Question

How many terms of the arithmetic progression 1, 4, 7 … are needed to make the sum 51?

Answer 1

Hint: The common difference of an arithmetic progression can be found out by just subtracting the first term from the second term that is
\[{{a}_{2}}-{{a}_{1}}=d\]
The formula for writing \[{{n}^{th}}\] term of an arithmetic progression is
\[{{n}^{th}}\ term=a+(n-1)d\] (where ‘a’ is the first term and‘d’ is the common difference of the arithmetic progression)
The formula for writing the sum of first n terms of an arithmetic progression is
$S_n$ \[=\dfrac{n}{2}\left( 2a+(n-1)d \right)\]

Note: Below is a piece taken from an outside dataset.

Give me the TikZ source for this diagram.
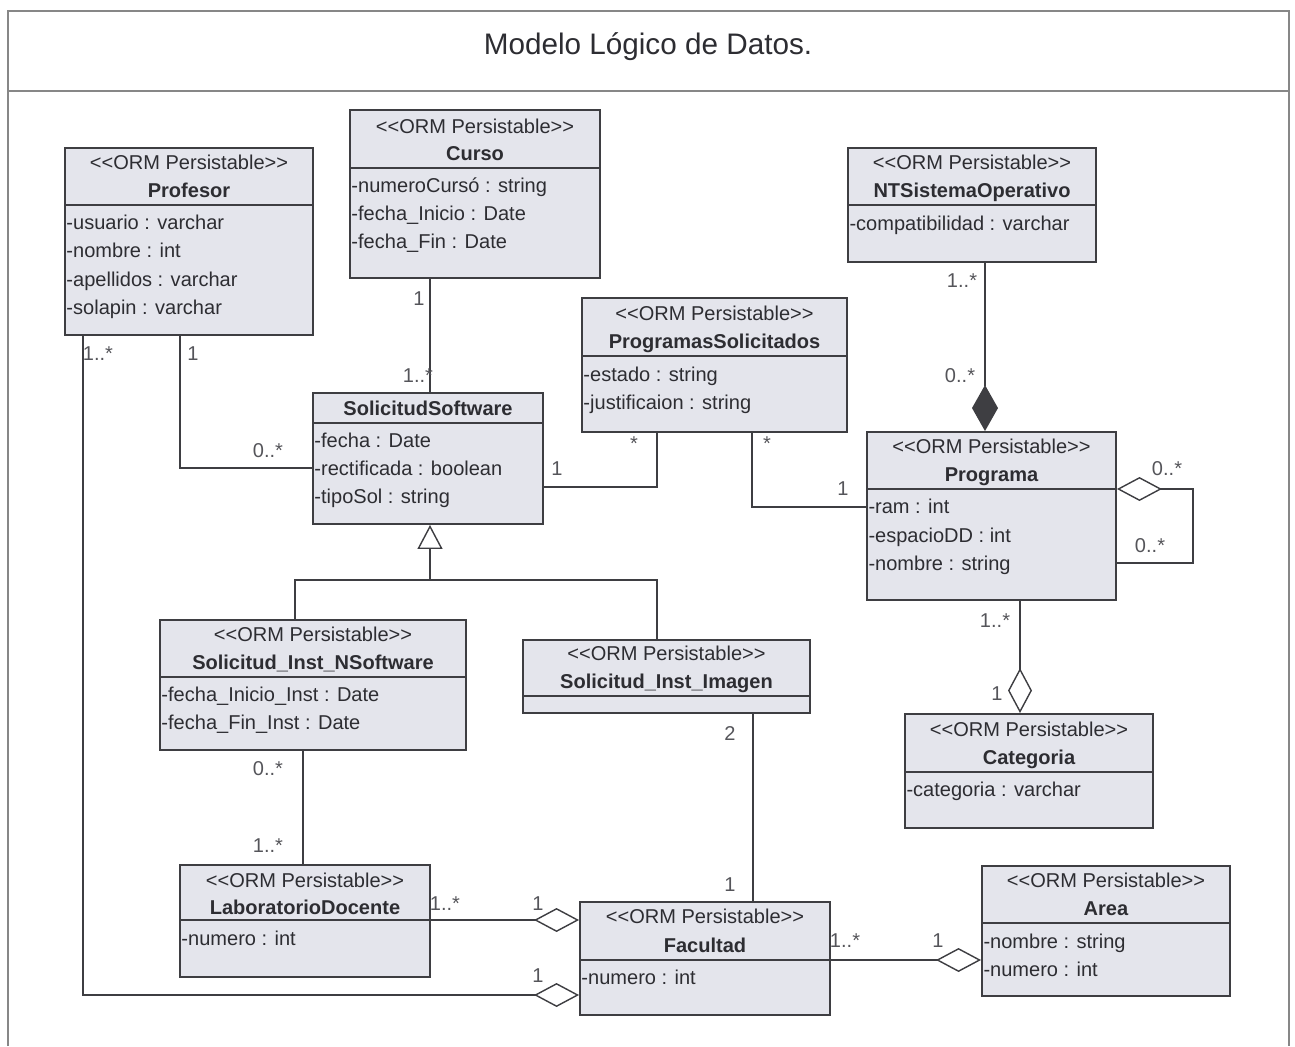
\documentclass[tikz,border=0pt]{standalone}
\usepackage{fontspec}
\setmainfont{Liberation Sans}[Ligatures=TeXOff]
\usepackage{tikz}
\usetikzlibrary{arrows.meta}
\usetikzlibrary{fit}
\definecolor{boxfill}{RGB}{228,229,236}
\definecolor{boxline}{RGB}{62,62,66}
\definecolor{txtcol}{RGB}{45,45,50}
\definecolor{multcol}{RGB}{85,85,90}
\definecolor{framecol}{RGB}{135,135,135}
\tikzset{
  classbox/.style={draw=boxline, fill=boxfill, line width=1.1pt, inner sep=0pt},
  sepline/.style={draw=boxline, line width=1.1pt},
  basetxt/.style={inner sep=0pt, text height=8.2pt, text depth=0pt, font=\fontsize{11.4}{13}\selectfont},
  stereotxt/.style={basetxt, text=txtcol},
  nametxt/.style={basetxt, text=txtcol, font=\fontsize{11.4}{13}\selectfont\bfseries},
  attrtxt/.style={basetxt, text=txtcol, anchor=west, xshift=1.2pt},
  multtxt/.style={basetxt, text=multcol},
  assoc/.style={draw=boxline, line width=0.8pt},
  odiamond/.tip={Diamond[fill=white, length=0.9cm, width=0.48cm]},
  fdiamond/.tip={Diamond[fill=boxline, length=0.92cm, width=0.52cm]},
  otriangle/.tip={Triangle[fill=white, length=0.48cm, width=0.5cm]}
}
% box: name, x1, y1, x2, y2, y of the separator line
\newcommand{\umlclass}[6]{\node[classbox, fit={(#2,#3) (#4,#5)}] (#1) {};
  \draw[sepline] (#1.west |- 0,#6) -- (#1.east |- 0,#6);}
\newcommand{\stereo}[3]{\node[stereotxt] (#1) at (#2.north |- 0,#3) {<<ORM Persistable>>};}
\newcommand{\cname}[4]{\node[nametxt] (#1) at (#2.north |- 0,#3) {#4};}
\newcommand{\attr}[4]{\node[attrtxt] (#1) at (#2.west |- 0,#3) {#4};}
\newcommand{\mult}[4]{\node[multtxt] (#1) at (#2,#3) {#4};}

\begin{document}
\begin{tikzpicture}[x=0.02cm, y=-0.02cm]
        \useasboundingbox (0,0) rectangle (1295,1046);
        % frame and title
        \draw[framecol, line width=0.8pt] (8,1046) -- (8,11) -- (1289,11) -- (1289,1046);
        \draw[framecol, line width=0.8pt] (8,91) -- (1289,91);
        \node[text=txtcol, inner sep=0pt, font=\fontsize{16.9}{19}\selectfont] (title) at (648,47) {Modelo Lógico de Datos.};

        % Profesor
        \umlclass{prof}{65}{148}{313}{335}{205}
        \stereo{prof-s}{prof}{162}
        \cname{prof-n}{prof}{190}{Profesor}
        \attr{prof-a1}{prof}{222}{-usuario : varchar}
        \attr{prof-a2}{prof}{250}{-nombre : int}
        \attr{prof-a3}{prof}{279}{-apellidos : varchar}
        \attr{prof-a4}{prof}{307}{-solapin : varchar}

        % Curso
        \umlclass{curso}{350}{110}{600}{278}{168}
        \stereo{curso-s}{curso}{126}
        \cname{curso-n}{curso}{153}{Curso}
        \attr{curso-a1}{curso}{185}{-numeroCursó : string}
        \attr{curso-a2}{curso}{213}{-fecha\_Inicio : Date}
        \attr{curso-a3}{curso}{241}{-fecha\_Fin : Date}

        % NTSistemaOperativo
        \umlclass{ntso}{848}{148}{1096}{262}{205}
        \stereo{ntso-s}{ntso}{162}
        \cname{ntso-n}{ntso}{190}{NTSistemaOperativo}
        \attr{ntso-a1}{ntso}{223}{-compatibilidad : varchar}

        % ProgramasSolicitados
        \umlclass{progsol}{582}{298}{847}{432}{356}
        \stereo{progsol-s}{progsol}{313}
        \cname{progsol-n}{progsol}{341}{ProgramasSolicitados}
        \attr{progsol-a1}{progsol}{374}{-estado : string}
        \attr{progsol-a2}{progsol}{402}{-justificaion : string}

        % SolicitudSoftware
        \umlclass{solsw}{313}{393}{543}{524}{423}
        \cname{solsw-n}{solsw}{408}{SolicitudSoftware}
        \attr{solsw-a1}{solsw}{440}{-fecha : Date}
        \attr{solsw-a2}{solsw}{468}{-rectificada : boolean}
        \attr{solsw-a3}{solsw}{496}{-tipoSol : string}

        % Programa
        \umlclass{prog}{867}{432}{1116}{600}{489}
        \stereo{prog-s}{prog}{446}
        \cname{prog-n}{prog}{474}{Programa}
        \attr{prog-a1}{prog}{506}{-ram : int}
        \attr{prog-a2}{prog}{535}{-espacioDD : int}
        \attr{prog-a3}{prog}{563}{-nombre : string}

        % Solicitud_Inst_NSoftware
        \umlclass{nsw}{160}{620}{466}{750}{677}
        \stereo{nsw-s}{nsw}{634}
        \cname{nsw-n}{nsw}{662}{Solicitud\_Inst\_NSoftware}
        \attr{nsw-a1}{nsw}{694}{-fecha\_Inicio\_Inst : Date}
        \attr{nsw-a2}{nsw}{722}{-fecha\_Fin\_Inst : Date}

        % Solicitud_Inst_Imagen
        \umlclass{imagen}{523}{640}{810}{713}{696}
        \stereo{imagen-s}{imagen}{653}
        \cname{imagen-n}{imagen}{681}{Solicitud\_Inst\_Imagen}

        % Categoria
        \umlclass{cat}{905}{714}{1153}{828}{772}
        \stereo{cat-s}{cat}{729}
        \cname{cat-n}{cat}{757}{Categoria}
        \attr{cat-a1}{cat}{789}{-categoria : varchar}

        % LaboratorioDocente
        \umlclass{labdoc}{180}{865}{430}{977}{920}
        \stereo{labdoc-s}{labdoc}{880}
        \cname{labdoc-n}{labdoc}{907}{LaboratorioDocente}
        \attr{labdoc-a1}{labdoc}{938}{-numero : int}

        % Facultad
        \umlclass{fac}{580}{902}{830}{1015}{960}
        \stereo{fac-s}{fac}{916}
        \cname{fac-n}{fac}{945}{Facultad}
        \attr{fac-a1}{fac}{977}{-numero : int}

        % Area
        \umlclass{area}{982}{866}{1230}{996}{923}
        \stereo{area-s}{area}{880}
        \cname{area-n}{area}{908}{Area}
        \attr{area-a1}{area}{941}{-nombre : string}
        \attr{area-a2}{area}{969}{-numero : int}

        % associations
        \draw[assoc] (180,0 |- prof.south) |- (solsw.west |- 0,468);
        \draw[assoc, -odiamond] (83,0 |- prof.south) |- (fac.west |- 0,995);
        \draw[assoc] (430,0 |- curso.south) -- (430,0 |- solsw.north);
        \draw[assoc] (solsw.east |- 0,487) -| (657,0 |- progsol.south);
        \draw[assoc] (752,0 |- progsol.south) |- (prog.west |- 0,507);
        \draw[assoc, -fdiamond] (985,0 |- ntso.south) -- (985,0 |- prog.north);
        \draw[assoc, odiamond-] (prog.east |- 0,489) -| ++(76,74) -- (prog.east |- 0,563);
        \draw[assoc, -odiamond] (1020,0 |- prog.south) -- (1020,0 |- cat.north);
        \draw[assoc] (303,0 |- nsw.south) -- (303,0 |- labdoc.north);
        \draw[assoc] (753,0 |- imagen.south) -- (753,0 |- fac.north);
        \draw[assoc, -odiamond] (labdoc.east |- 0,920) -- (fac.west |- 0,920);
        \draw[assoc, -odiamond] (fac.east |- 0,960) -- (area.west |- 0,960);

        % generalization
        \coordinate (genjoin) at (430,580);
        \draw[assoc] (295,0 |- nsw.north) |- (genjoin) -| (657,0 |- imagen.north);
        \draw[assoc, -otriangle] (genjoin) -- (430,0 |- solsw.south);

        % multiplicities
        \mult{m1}{98}{353}{1..*}
        \mult{m2}{193}{353}{1}
        \mult{m3}{268}{450}{0..*}
        \mult{m4}{419}{298}{1}
        \mult{m5}{418}{375}{1..*}
        \mult{m6}{557}{468}{1}
        \mult{m7}{634}{443}{*}
        \mult{m8}{767}{443}{*}
        \mult{m9}{843}{488}{1}
        \mult{m10}{962}{280}{1..*}
        \mult{m11}{960}{375}{0..*}
        \mult{m12}{1167}{468}{0..*}
        \mult{m13}{1150}{545}{0..*}
        \mult{m14}{995}{620}{1..*}
        \mult{m15}{997}{693}{1}
        \mult{m16}{268}{768}{0..*}
        \mult{m17}{268}{845}{1..*}
        \mult{m18}{730}{733}{2}
        \mult{m19}{730}{884}{1}
        \mult{m20}{445}{903}{1..*}
        \mult{m21}{538}{903}{1}
        \mult{m22}{538}{975}{1}
        \mult{m23}{845}{940}{1..*}
        \mult{m24}{938}{940}{1}
    \end{tikzpicture}
\end{document}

Complete step-by-step answer:
As mentioned in the question, it is given that the first term of the arithmetic progression is 1, therefore a is equal to 1.
Now, using the formula for finding the common difference of the arithmetic progression which is given in the hint is as follows
\[\begin{align}
  & {{a}_{2}}-{{a}_{1}}=d \\
 & 4-1=d \\
 & d=3 \\
\end{align}\]
Now, as we know the first term that is ‘a’ and the common difference that is ‘d’ of the arithmetic progression, therefore, we can use the formula for calculating the sum of the arithmetic progression which is given in the hint as follows
\[=\dfrac{n}{2}\left( 2\times 1+(n-1)3 \right)\]
Now, we know that the value of the sum should be 51 as mentioned in the question, so, we can write the above equation as follows
\[\begin{align}
  & 51=\dfrac{n}{2}\left( 2\times 1+(n-1)3 \right) \\
 & n\left( 2\times 1+(n-1)3 \right)=102 \\
 & 3{{n}^{2}}-n-102=0 \\
\end{align}\]
On solving this quadratic equation using the quadratic formula, we get the value of n as 6.
Hence, 6 terms of the arithmetic progression would be required for getting the sum as 51.

NOTE: The students can make an error in evaluating the common difference of the arithmetic progression that is ‘d’ as it is not given straight away in the question rather one has to use the formula given in the hint to calculate the common difference of the arithmetic progression.